By Recker McDowell
Maricopa County could be the national bellwether for the 2020 elections and whether Democrats can deny President Donald Trump a second term.
That could make the metro Phoenix the 2020 equivalent of previous bellwethers such as Florida’s Interstate 4 corridor between Tampa and Orlando and Macomb County, Michigan near Detroit.
Those regions have been key indicators to the state of presidential campaigns and the national political mood.
Now, it could be the bellwether turn for Phoenix and its suburbs.
Democrats see hope in turning Arizona against Trump in 2020. Trump carried the state over Hillary Clinton by 3.6 percentage points in 2016.
Kyrsten Sinema edged Martha McSally in the race for Jeff Flake’s U.S. Senate seat last year. Democrats Sandra Kennedy, Katie Hobbs and Kathy Hoffman won statewide race for an Arizona Corporation Commission seat, Secretary of State of Arizona Superintendent of Public Instruction.
Strong performances in Maricopa County propelled Sinema and the other Democrats, all women, to their narrow wins.
Red state Arizona isn’t so red — and neither is Maricopa County where Democrats govern Phoenix and Tempe.
McSally still ended up with a U.S. Senate seat after Gov. Doug Ducey appointed her to fill John McCain’s seat after his passing and an interim tenure by Jon Kyl.
A new poll this week from OH Predictive Insight shows McSally — a Trump ally and former Air Force fighter pilot — is another dogfight.
The OH poll shows McSally and presumptive Democratic challenger Mark Kelly in a statistical tie. McSally gets 45 percent vs. 44 percent for Kelly, a former astronaut, Space Shuttle commander and the husband of former congresswoman Gabby Giffords.
Democrats will put big money behind Kelly in the Senate race.
They will also look to leverage anti-Trump Republicans in states such as Arizona. McCain and Flake were two of Trump’s most ardent GOP critics in the 2016 race.

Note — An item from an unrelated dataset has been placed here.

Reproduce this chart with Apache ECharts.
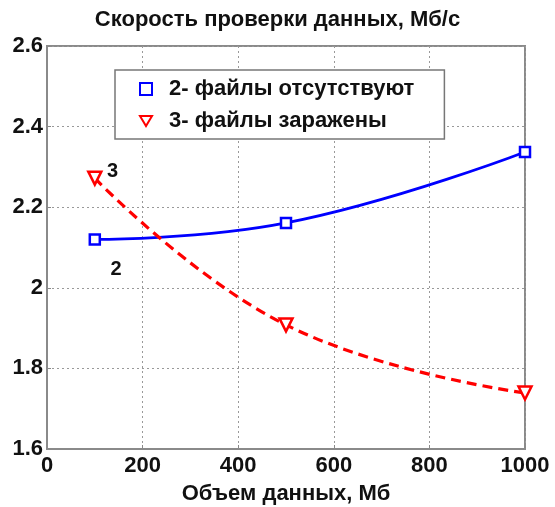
<!DOCTYPE html>
<html><head><meta charset="utf-8">
<script src="https://cdn.jsdelivr.net/npm/echarts@6/dist/echarts.min.js"></script>
<style>html,body{margin:0;padding:0;background:#fff}#c{width:555px;height:507px}</style>
</head><body><div id="c"></div>
<script>
const xValues = [100, 500, 1000];
const series2 = [2.12, 2.161, 2.337];
const series3 = [2.272, 1.908, 1.739];
const xTicks = [0, 200, 400, 600, 800, 1000];
const yTicks = [1.6, 1.8, 2, 2.2, 2.4, 2.6];
const name2 = '2- файлы отсутствуют';
const name3 = '3- файлы заражены';
const curveLabels = ['2', '3'];

const font = 'Liberation Sans, Arial, sans-serif';
const fs = 22;
function pts(ys, lblIdx, lbl, pos) {
  return xValues.map((x, i) => {
    const d = { value: [x, ys[i]] };
    if (i === lblIdx) d.label = { show: true, formatter: lbl, position: pos, color: '#111', fontSize: 20, fontWeight: 'bold', fontFamily: font };
    return d;
  });
}
const chart = echarts.init(document.getElementById('c'), null, { renderer: 'canvas' });
chart.setOption({
  animation: false,
  backgroundColor: '#fff',
  title: { text: 'Скорость проверки данных, Мб/с', left: 'center', top: 4,
    textStyle: { fontFamily: font, fontSize: fs, fontWeight: 'bold', color: '#111' } },
  grid: { left: 47, right: 30, top: 46, bottom: 58, outerBoundsMode: 'none', containLabel: false,
    show: true, borderColor: '#8a8a8a', borderWidth: 2, backgroundColor: 'transparent' },
  legend: {
    left: 115, top: 70, orient: 'vertical',
    padding: [8, 30, 7, 24], itemGap: 10,
    borderColor: '#777', borderWidth: 1.5, backgroundColor: '#fff',
    itemWidth: 12, itemHeight: 12,
    textStyle: { fontFamily: font, fontSize: fs, fontWeight: 'bold', color: '#111', padding: [0, 0, 0, 12] },
    data: [{ name: name2, icon: 'rect' }, { name: name3, icon: 'path://M0,0 L12,0 L6,10 Z' }]
  },
  xAxis: {
    type: 'value', min: 0, max: 1000, interval: 200,
    name: 'Объем данных, Мб', nameLocation: 'middle', nameGap: 34,
    nameTextStyle: { fontFamily: font, fontSize: fs, fontWeight: 'bold', color: '#111' },
    axisLine: { show: true, lineStyle: { color: '#8a8a8a', width: 2 } },
    axisTick: { show: true, inside: true, length: 4, lineStyle: { color: '#8a8a8a' } },
    axisLabel: { fontFamily: font, fontSize: fs, fontWeight: 'bold', color: '#111', margin: 6,
      formatter: v => xTicks.includes(v) ? String(v) : '' },
    splitLine: { show: true, lineStyle: { type: [2, 3], color: '#999', width: 1 } }
  },
  yAxis: {
    type: 'value', min: 1.6, max: 2.6, interval: 0.2,
    axisLine: { show: true, lineStyle: { color: '#8a8a8a', width: 2 } },
    axisTick: { show: true, inside: true, length: 4, lineStyle: { color: '#8a8a8a' } },
    axisLabel: { fontFamily: font, fontSize: fs, fontWeight: 'bold', color: '#111', margin: 4,
      formatter: v => { const t = yTicks.find(y => Math.abs(y - v) < 1e-6); return t === undefined ? '' : String(t); } },
    splitLine: { show: true, lineStyle: { type: [2, 3], color: '#999', width: 1 } }
  },
  series: [
    { name: name2, type: 'line', smooth: 0.45, data: pts(series2, 0, curveLabels[0], [22, 26]),
      symbol: 'rect', symbolSize: 10, showAllSymbol: true,
      lineStyle: { color: '#0000ff', width: 2.8 },
      itemStyle: { color: '#fff', borderColor: '#0000ff', borderWidth: 2.5 } },
    { name: name3, type: 'line', smooth: 0.45, data: pts(series3, 0, curveLabels[1], [20, -9]),
      symbol: 'triangle', symbolRotate: 180, symbolSize: 13, showAllSymbol: true,
      lineStyle: { color: '#ff0000', width: 3.2, type: [10, 6] },
      itemStyle: { color: '#fff', borderColor: '#ff0000', borderWidth: 2.5 } }
  ]
});
</script></body></html>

Trump’s feud with McCain has extended beyond the Arizona senator’s death last year. Democrats hope that will swell the ‘never-Trump’ crowd in battlegrounds including Arizona and metro Phoenix. Dems also won’t be as burdened with Hillary Clinton’s baggage but have overcome a still strong economy in Trump’s favor.
Trump still has his ardent base especially in Sun City and more conservative areas of the East Valley. If Trump is able to turn out his base of white working and lower middle class voters as well as Evangelicals it will show itself in the East Valley, West Valley and Pinal County suburbs.

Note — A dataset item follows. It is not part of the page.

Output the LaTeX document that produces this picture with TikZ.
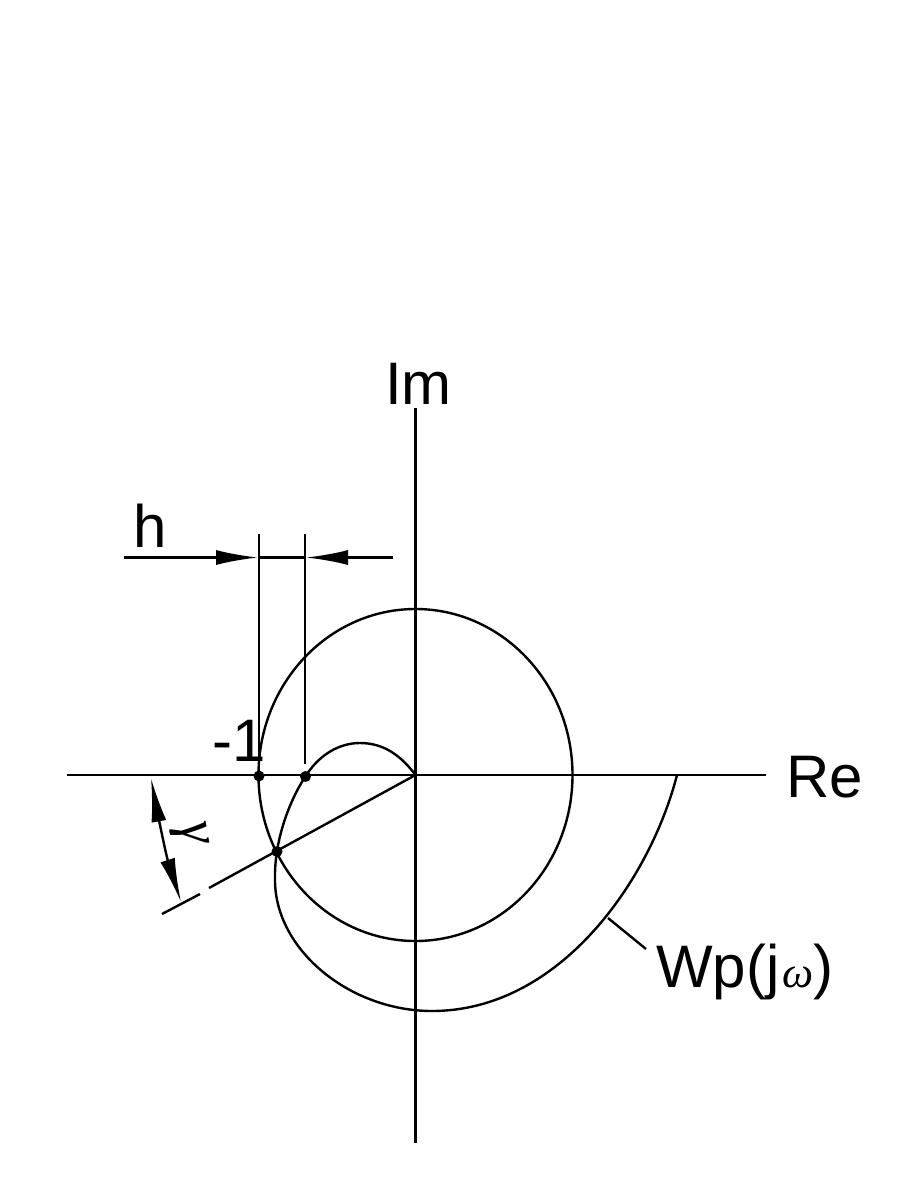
\documentclass[tikz,border=0pt]{standalone}
\usepackage{fontspec}
\setmainfont{Liberation Sans}
\newfontfamily\serifit{Liberation Serif}
\usetikzlibrary{arrows.meta}
\tikzset{
  ln/.style={line width=2.4pt,black},
  dot/.style={circle,fill=black,inner sep=0pt,minimum size=11pt},
  lab/.style={inner sep=0pt,font=\fontsize{60}{60}\selectfont,anchor=base west,text=black},
  tip/.style={-{Latex[length=#1pt,width=15pt]}},
}
\begin{document}
\begin{tikzpicture}[x=1pt,y=-1pt]
\useasboundingbox (0,0) rectangle (901,1183);
\fill[white] (0,0) rectangle (901,1183);
\coordinate (O) at (415.5,775);
\coordinate (xl) at (67,775);
\coordinate (xr) at (766,775);
\coordinate (yt) at (415.5,408);
\coordinate (yb) at (415.5,1143);
\draw[ln] (xl) -- (xr);
\draw[ln] (yt) -- (yb);
% ellipse-like circle
\draw[ln] (O) ellipse[x radius=157pt,y radius=166pt];
% spiral
\draw[ln] (677,775) .. controls (650,880) and (560,1011) .. (432,1011)
  .. controls (350,1011) and (275,950) .. (275,880)
  .. controls (274,840) and (290,800) .. (305,777)
  .. controls (318,756) and (338,743) .. (360,743)
  .. controls (385,743) and (402,757) .. (O);
% radial line
\coordinate (ra) at (200,894);
\coordinate (rb) at (209,888);
\coordinate (re) at (162,914);
\draw[ln] (O) -- (rb);
\draw[ln] (ra) -- (re);
% points
\node[dot] (p1) at (259,776) {};
\node[dot] (p2) at (305.5,776.5) {};
\node[dot] (p3) at (277,851.5) {};
% dimension h
\coordinate (v1) at (259,534);
\coordinate (v2) at (305,534);
\coordinate (v2e) at (305,764);
\coordinate (hl) at (124,557.5);
\coordinate (hr) at (393,557.5);
\coordinate (hla) at (258,557.5);
\coordinate (hra) at (306,557.5);
\draw[ln] (v1) -- (p1);
\draw[ln] (v2) -- (v2e);
\draw[ln] (hla) -- (hra);
\draw[ln,tip=42] (hl) -- (hla);
\draw[ln,tip=42] (hr) -- (hra);
% angle gamma
\coordinate (ga) at (151,778);
\coordinate (gb) at (181,902);
\draw[ln,{Latex[length=44pt,width=15pt]}-{Latex[length=44pt,width=15pt]}] (ga) .. controls (155,800) and (166,855) .. (gb);
\node[inner sep=0pt,rotate=-80,font=\serifit\itshape\fontsize{56}{56}\selectfont] (gamma) at (189,834) {γ};
% leader
\coordinate (l1) at (608,918);
\coordinate (l2) at (646,949);
\draw[ln] (l1) -- (l2);
% labels
\node[lab] (im) at (385,404) {Im};
\node[lab] (re) at (786,797) {Re};
\node[lab] (h) at (133,547) {h};
\node[lab] (m1) at (212,761) {-1};
\node[lab] (wp) at (656,987) {Wp(j\hspace{3pt}{\serifit\itshape\fontsize{44}{44}\selectfont ω})};
\end{tikzpicture}
\end{document}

But metro Phoenix has plenty of younger and Latino voters and Democrats have been able to carry Nevada and Colorado in recent presidential elections. They see the same potential in Arizona after Sinema’s win. A strong turnout from women, Millennials and Hispanics could swing Arizona against Trump.
The paths for both Trump and Democrats lead through vote-rich Maricopa County.